EXERCISE INPUT =

▽

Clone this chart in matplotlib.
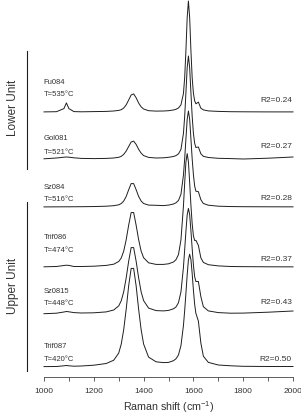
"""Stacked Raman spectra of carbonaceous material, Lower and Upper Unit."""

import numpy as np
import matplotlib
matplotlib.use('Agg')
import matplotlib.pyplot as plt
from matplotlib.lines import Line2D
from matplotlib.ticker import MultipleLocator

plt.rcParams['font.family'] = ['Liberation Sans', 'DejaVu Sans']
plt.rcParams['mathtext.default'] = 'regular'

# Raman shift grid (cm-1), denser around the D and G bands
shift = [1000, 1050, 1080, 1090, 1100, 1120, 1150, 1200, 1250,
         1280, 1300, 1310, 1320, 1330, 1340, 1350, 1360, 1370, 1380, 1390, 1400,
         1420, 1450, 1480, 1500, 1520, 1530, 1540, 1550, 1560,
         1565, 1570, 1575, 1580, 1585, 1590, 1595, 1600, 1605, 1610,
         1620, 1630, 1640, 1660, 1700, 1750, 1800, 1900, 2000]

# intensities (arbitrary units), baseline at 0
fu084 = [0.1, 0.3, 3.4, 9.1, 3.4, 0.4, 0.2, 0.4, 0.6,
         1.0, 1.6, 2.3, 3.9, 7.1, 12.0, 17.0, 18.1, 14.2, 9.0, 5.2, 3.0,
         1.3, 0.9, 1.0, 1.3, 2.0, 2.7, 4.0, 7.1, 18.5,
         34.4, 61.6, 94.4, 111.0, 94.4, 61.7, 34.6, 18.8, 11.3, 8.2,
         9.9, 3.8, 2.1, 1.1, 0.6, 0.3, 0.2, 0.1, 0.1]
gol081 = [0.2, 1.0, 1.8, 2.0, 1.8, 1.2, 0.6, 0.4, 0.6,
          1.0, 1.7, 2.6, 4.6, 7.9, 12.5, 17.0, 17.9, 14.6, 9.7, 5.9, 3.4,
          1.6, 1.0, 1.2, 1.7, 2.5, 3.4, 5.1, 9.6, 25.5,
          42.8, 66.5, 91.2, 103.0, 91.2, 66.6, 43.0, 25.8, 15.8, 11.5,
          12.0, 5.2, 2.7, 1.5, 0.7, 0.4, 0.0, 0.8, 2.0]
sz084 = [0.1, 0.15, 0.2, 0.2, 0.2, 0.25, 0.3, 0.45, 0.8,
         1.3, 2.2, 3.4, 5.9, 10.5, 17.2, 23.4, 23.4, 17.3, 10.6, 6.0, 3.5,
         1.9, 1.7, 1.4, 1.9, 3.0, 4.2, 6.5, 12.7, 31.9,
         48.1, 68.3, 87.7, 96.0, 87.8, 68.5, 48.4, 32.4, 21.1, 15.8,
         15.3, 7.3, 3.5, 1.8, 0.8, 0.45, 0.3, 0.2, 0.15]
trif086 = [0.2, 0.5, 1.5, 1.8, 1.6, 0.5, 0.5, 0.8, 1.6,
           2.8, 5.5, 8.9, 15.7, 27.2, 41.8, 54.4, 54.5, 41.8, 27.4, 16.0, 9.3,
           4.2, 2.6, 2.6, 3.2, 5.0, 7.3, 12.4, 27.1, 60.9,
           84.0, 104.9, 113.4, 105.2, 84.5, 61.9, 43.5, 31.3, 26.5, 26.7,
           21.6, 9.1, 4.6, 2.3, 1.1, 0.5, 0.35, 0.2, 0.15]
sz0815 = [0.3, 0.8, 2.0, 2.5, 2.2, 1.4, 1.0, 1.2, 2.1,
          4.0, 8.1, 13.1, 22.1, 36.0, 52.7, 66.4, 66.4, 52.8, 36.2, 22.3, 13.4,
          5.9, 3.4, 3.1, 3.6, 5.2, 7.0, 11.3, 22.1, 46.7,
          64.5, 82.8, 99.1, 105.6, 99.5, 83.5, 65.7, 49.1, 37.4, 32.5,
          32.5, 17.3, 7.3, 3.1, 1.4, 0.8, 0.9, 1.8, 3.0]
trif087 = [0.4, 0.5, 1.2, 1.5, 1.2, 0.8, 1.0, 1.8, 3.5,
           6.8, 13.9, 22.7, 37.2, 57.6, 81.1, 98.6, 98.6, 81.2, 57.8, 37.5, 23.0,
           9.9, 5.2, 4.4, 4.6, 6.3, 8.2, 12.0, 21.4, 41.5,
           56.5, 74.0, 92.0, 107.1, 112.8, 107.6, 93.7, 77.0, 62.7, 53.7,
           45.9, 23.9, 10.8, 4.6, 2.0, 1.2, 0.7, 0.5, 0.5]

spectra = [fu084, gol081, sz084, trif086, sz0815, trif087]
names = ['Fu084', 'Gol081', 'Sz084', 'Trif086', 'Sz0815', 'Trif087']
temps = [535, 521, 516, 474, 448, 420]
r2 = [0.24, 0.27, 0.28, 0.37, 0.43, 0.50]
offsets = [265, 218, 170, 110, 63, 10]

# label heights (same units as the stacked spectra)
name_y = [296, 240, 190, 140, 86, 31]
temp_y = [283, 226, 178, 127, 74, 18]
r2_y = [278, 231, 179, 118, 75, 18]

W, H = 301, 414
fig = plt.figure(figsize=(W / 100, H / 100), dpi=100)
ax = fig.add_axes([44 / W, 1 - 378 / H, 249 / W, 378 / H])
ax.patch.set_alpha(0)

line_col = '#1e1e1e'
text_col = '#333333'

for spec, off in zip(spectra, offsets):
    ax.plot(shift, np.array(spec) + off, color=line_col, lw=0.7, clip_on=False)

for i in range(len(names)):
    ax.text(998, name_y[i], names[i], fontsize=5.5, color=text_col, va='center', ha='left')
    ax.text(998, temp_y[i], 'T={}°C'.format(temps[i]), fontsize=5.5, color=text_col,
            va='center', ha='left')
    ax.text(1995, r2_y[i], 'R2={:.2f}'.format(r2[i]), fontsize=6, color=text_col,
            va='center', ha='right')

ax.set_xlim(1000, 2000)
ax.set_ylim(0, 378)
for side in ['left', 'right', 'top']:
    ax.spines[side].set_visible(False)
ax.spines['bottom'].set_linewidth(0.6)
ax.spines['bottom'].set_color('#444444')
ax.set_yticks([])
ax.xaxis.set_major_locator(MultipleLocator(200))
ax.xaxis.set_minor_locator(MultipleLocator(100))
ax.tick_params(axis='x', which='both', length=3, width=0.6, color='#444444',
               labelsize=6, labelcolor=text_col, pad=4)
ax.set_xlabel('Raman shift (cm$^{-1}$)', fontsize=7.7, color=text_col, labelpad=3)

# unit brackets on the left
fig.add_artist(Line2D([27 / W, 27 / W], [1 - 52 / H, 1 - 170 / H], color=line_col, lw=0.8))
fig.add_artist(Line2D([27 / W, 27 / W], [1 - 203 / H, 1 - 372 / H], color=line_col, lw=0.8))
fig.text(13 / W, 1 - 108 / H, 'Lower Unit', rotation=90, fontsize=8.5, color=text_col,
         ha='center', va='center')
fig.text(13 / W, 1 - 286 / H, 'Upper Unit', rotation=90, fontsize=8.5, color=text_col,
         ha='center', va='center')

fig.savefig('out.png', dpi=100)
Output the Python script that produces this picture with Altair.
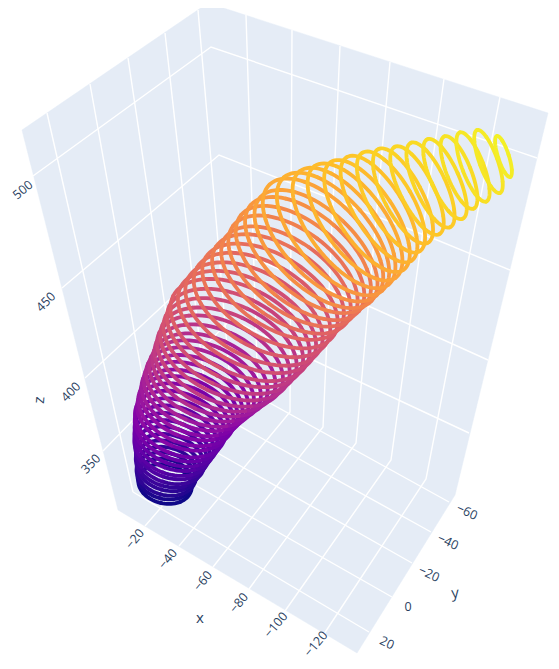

△

TASK DETAILS =
Copy each line of the listing that includes "this".

RIGHT ANSWER =
Clone this chart in matplotlib.
Output the Python script that produces this picture with Altair.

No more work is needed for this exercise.